Faculty Resources


Writing Center Support For Your Class

However small, connections made between the Writing Center and writing-intensive classes are profoundly influential to students’ future interactions with the Center. If you are interested in having your students use the Writing Center for their assignments in your class, or in having Writing Center staff visit your classroom for a workshop, please consider the options outlined below.

Feel free to contact the Director, Alicia Brazeau, with any questions or requests. I am happy to work with you to create something unique for your class.

Individual Writing Consultations (Online or In-Person)

For 2020-2021, the Writing Center will continue to offer one-on-one appointments for writers facilitated by either our professional staff or by our student consultants. Our fifteen student consultants are all trained in writing pedagogy and tutoring strategies, and represent thirteen different majors.

For fall 2020, we will offer some in-person appointments (as usual), but will primarily encourage online appointments through our scheduling platform: wooster.mywconline.com. We offer two types of appointments: online (synchronous video chat) and e-tutoring (asynchronous feedback).

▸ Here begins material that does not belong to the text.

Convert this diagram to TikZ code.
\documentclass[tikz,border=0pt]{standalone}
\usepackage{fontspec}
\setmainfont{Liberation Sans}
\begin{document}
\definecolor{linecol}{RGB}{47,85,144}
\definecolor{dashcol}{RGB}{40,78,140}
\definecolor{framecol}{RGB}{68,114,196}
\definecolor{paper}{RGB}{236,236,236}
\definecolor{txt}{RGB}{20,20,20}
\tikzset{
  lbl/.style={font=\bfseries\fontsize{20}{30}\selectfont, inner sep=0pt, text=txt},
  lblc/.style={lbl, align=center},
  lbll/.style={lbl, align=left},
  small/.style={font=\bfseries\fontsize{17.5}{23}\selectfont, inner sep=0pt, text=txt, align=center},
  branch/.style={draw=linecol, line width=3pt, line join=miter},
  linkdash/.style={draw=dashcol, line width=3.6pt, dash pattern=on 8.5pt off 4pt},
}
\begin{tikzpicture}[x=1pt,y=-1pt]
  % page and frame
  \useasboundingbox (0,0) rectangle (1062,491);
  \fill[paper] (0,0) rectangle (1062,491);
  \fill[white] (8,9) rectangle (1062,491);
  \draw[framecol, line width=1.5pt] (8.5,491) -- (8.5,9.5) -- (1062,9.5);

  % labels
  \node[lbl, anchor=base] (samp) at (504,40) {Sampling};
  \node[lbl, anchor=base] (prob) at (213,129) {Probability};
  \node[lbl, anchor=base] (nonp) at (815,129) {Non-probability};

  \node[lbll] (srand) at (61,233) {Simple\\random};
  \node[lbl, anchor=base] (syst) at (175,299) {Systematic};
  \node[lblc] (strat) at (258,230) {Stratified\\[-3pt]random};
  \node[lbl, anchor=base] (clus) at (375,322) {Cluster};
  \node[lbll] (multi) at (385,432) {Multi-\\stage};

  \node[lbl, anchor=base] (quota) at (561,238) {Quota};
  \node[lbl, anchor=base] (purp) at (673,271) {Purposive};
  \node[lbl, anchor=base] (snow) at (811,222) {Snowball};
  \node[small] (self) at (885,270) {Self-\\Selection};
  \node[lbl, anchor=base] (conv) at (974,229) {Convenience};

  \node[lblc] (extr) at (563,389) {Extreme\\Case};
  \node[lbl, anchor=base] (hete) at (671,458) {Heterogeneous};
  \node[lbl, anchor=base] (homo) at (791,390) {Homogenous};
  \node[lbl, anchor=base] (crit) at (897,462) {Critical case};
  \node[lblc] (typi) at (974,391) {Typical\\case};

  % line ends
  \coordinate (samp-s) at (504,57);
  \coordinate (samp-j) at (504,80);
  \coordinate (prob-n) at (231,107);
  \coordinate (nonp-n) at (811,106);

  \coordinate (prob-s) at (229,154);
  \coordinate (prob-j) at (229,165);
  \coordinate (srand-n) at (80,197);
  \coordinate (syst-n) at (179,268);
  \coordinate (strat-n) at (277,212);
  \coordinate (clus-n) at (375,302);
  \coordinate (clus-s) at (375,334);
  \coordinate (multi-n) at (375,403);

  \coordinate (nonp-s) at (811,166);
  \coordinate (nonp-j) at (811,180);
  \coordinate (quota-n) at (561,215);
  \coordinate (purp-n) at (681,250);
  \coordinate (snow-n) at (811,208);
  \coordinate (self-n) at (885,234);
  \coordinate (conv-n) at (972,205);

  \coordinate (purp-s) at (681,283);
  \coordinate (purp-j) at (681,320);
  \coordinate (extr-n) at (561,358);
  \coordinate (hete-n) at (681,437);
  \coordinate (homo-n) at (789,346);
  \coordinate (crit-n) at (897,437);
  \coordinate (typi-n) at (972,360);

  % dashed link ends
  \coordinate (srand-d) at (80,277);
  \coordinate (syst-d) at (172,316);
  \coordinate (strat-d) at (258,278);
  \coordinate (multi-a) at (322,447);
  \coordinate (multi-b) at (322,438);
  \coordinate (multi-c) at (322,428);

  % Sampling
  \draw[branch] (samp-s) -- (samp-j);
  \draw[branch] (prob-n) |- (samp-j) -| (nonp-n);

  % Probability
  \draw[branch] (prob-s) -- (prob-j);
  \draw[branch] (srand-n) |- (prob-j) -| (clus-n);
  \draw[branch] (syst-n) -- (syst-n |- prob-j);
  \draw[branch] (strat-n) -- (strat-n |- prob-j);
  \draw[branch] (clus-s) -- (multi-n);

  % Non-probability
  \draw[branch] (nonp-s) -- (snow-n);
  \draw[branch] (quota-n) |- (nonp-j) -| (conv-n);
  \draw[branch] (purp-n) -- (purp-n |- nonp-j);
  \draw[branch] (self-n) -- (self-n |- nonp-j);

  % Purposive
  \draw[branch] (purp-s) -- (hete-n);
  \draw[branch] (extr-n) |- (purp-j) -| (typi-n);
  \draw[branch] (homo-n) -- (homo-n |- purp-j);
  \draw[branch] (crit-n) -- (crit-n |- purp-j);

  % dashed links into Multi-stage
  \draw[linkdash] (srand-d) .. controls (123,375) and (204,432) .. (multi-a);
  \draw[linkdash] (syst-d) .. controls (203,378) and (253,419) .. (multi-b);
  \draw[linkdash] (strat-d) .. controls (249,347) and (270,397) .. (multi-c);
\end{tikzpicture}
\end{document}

Read the full information on how your students can make an online or e-tutoring appointment.

We have also created an infographic to help students consider which type of appointment might be best for them.

How to Incorporate Writing Center visits into your class?

If you would like to encourage or require students to visit the Writing Center, there are a few options we suggest:

  • Incorporate an informal assignment for students to visit the Center at least once during the semester. This option allows the student to decide when and for which assignment they will seek help.
  • In your feedback on their essays, encourage or require students to visit the Center to revise.
  • Incorporate the Center into students’ pre-writing work to reinforce good writing habits. Consider encouraging students to make use of an online or in-person appointment to create or evaluate an outline, discuss a prompt and thesis-statement idea, etc.
  • Require or encourage students to work with a consultant on a specific assignment draft. Note: if you would like to pursue this option, please contact me at abrazeau@wooster.edu so that we can ensure that students are able to get an appointment when they need to. If you are teaching an online course in fall, we might also be able to facilitate a consultant peer-review through Moodle forums or workshop.

Workshops (Online or In-Person)

All of our workshops are activity-based and seek to introduce students to writing and revising strategies that they can use to craft stronger, more nuanced writing for assignments in your course. Since the content and form of writing assignments varies so broadly across disciplines and classes, we do not instruct students in genre-based conventions; we do, however, welcome your participation in the workshop if you would like to point out (or reinforce) how your students might adapt strategies to the specific parameters of your assignment.

All workshops are offered as online Moodle activities that you can either import into your own class Moodle site, or send students to complete on the Moodle Writing Center course page. Our Moodle site is available here under “Writing Center” here: training.wooster.edu (Please note that these workshops will not be available until August.)

You can request an in-class workshop or request additional information about the online workshops by contacting abrazeau@wooster.edu.

Introduction to the Writing Center

We will introduce students to our services (both online and face-to-face), talk about what to expect when meeting with a consultant, and discuss how working with the Center might be useful to them. Note: no activity is included in this workshop. Approximately 15 minutes.

Thesis Design

This workshop covers thesis-writing basics, helping students move beyond the five-paragraph-essay thesis. Students will practice designing and drafting supportable, complex thesis statements and have the opportunity to peer review their work with peers.

Citing Like a Pro: MLA, APA, or Chicago

This series of Moodle lessons introduces students to the basics of citation in either MLA, APA, or Chicago: Notes and Bibliography. Each lesson offers students practice in recognizing and creating accurate citations.

Summarizing, Paraphrasing, and Quoting

This workshop helps students practice appropriate and effective incorporation of source material into an essay in the form of summaries, paraphrases, and quotes. During this workshop students will practice creating summaries and paraphrasing material they intend to cite in an essay they are drafting for your class.

Revising: Making Writing More Concise

This workshop teaches students strategies for making their writing more concise, including reducing word count and honing word choice and sentence structure. During this workshop students will revise one of their essays to make it more concise.

Revising: Reverse Outlining

This workshop teaches students the process of reverse outlining: creating a detailed outline of the ideas and topics already present in a written draft. Reverse outlining is a revision technique that not only helps writers re-organize, but also helps them evaluate how well each piece of a text fits into the larger discussion, determine places that need development or elimination, and create better topic sentences and transitions. During this workshop students will build and evaluate a reverse outline of their essay for your class.

Pre-Writing: Outlining and Mapping

This workshop introduces students to a few methods for outlining the content and organization of an essay, and emphasizes the necessity of considering the connections between and progression of ideas. During this workshop students will build and assess an outline for their essay for your class.